Second floor plan: There were originally three rooms on this floor serving as the dining rooms of the St Marc Hotel. The rooms were divided into offices and a vault was installed on this floor during the Central National Bank's tenancy, and professional offices were located there from 1907 through the 1960's. Rooms line the north, south and west walls of the floor and open onto an 8' wide central corridor parallel to Pennsylvania Avenue. Access is provided by a stair at the east end of the hall. A secondary hall, parallel to 7th Street, provides access from the center hall to the bathroom in the southeast corner of the building and to the stairs up to the remaining floors.
Third, fourth, fifth floor plans: The layout of the halls, stair, and bathroom of the upper floors is similar to that of the second floor while the arrangement of rooms differs. There are six rooms opening off of the center hallway: two large, round corner rooms with a single narrow room between on the west end of the hall, two rooms to the north of the hall, and one room on the south side of the hall.
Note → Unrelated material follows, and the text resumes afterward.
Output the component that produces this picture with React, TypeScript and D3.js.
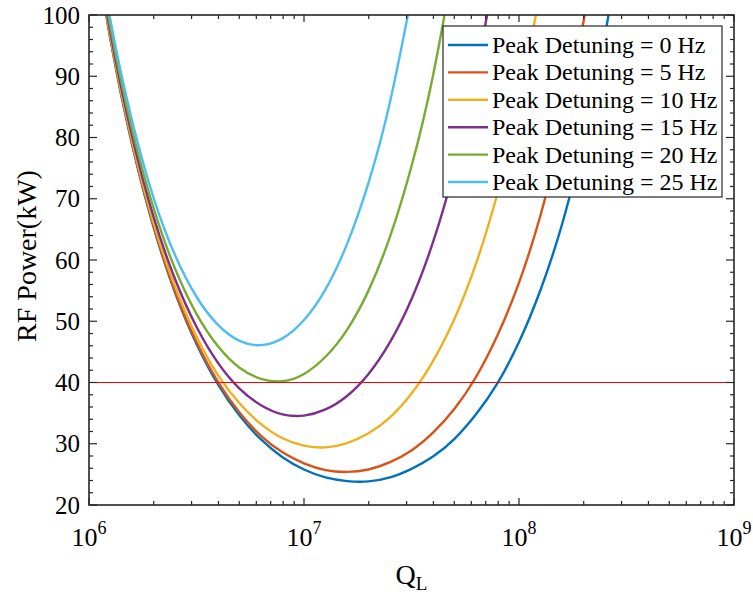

A 30" wide open stair, located along the north bearing wall of the center hall, leads from the fifth floor up to the sixth floor.
Sixth floor plan: The basic layout is similar to the lower floors. The southern tower is currently inaccessible.
The stair from the ground floor down to the basement vaults, now blocked off at the ground floor, is enclosed on either side by cast-iron walls that were made to simulate wood paneling. The treads are marble and the risers are of cast-iron. The first to second floor stair is an open, straight run stair with marble treads and metal risers which are inset with square glass blocks that are impressed with a waffle pattern. The cylindrical brass handrail is supported by ornate 8" wide cast-iron balusters of a floral design. It has a cast-iron fluted cylindrical newel post with a ball on top. The second to third floor stair has painted stone facing on the treads and risers. Stairs from the third through the fifth floors are 4'-6" wide and constructed of wood. An open wooden stair from the fifth to the sixth floor has a straight run with a small landing four risers below the top of the stairs. Its wooden newel post is octagonal. It has turned wooden balusters and a simple wooden handrail. All stairs appear to be structurally sound.